The plaintiffs in Hughes contended that the Northwestern University retirement plan paid too much for recordkeeping services by using multiple recordkeeping vendors, not soliciting bids for recordkeeping and not negotiating for fee reductions. The plaintiffs also alleged that the plan offered retail share classes of various mutual funds instead of less expensive institutional shares. The complaint mentioned various other potential theories of imprudence, including the number and type of investments offered to participants and those funds’ historical performance, but the plaintiffs did not discuss those theories in their certiorari petition.

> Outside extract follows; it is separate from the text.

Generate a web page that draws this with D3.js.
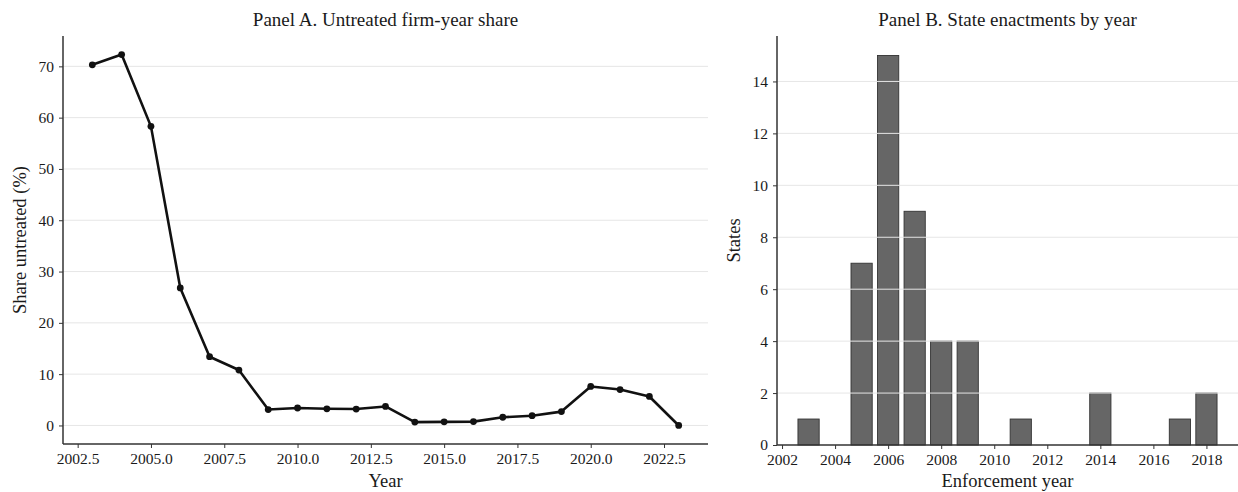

The Seventh Circuit affirmed the dismissal of the lawsuit on a motion to dismiss, determining that the complaint showed that Northwestern’s choice to use multiple recordkeepers (a characteristic unique to educational institutions offering TIAA investments) was prudent and that the plaintiffs’ allegations about retail share classes were insufficient given the wide range of investment options offered in the plan. See Divane v. Northwestern Univ., 953 F.3d 980 (7th Cir. 2020). Courts in other circuits have reached differing conclusions on the plausibility of similar claims at the pleading stage, with the Third Circuit allowing recordkeeping and investment claims to proceed against the University of Pennsylvania and the Eighth Circuit dismissing some of the plaintiffs’ investment claims against Washington University in St. Louis while allowing other claims to go forward.

Hughes provides the Supreme Court an opportunity to flesh out the “careful, context-sensitive scrutiny of a complaint's allegations” required in assessing prudence claims under ERISA. Fifth Third Bancorp v. Dudenhoeffer, 573 U.S. 409, 425 (2014). While the Court’s opinion will bear directly on the myriad cases filed against private universities challenging the administration of their 403(b) plans, given the nature of the complaint allegations in Hughes, and the common legal principles applicable to both university and corporate ERISA governed plans, the opinion will undoubtedly provide further guidance, if not instruction, to sponsors and fiduciaries of all defined contribution plans as to best practices in administering such plans.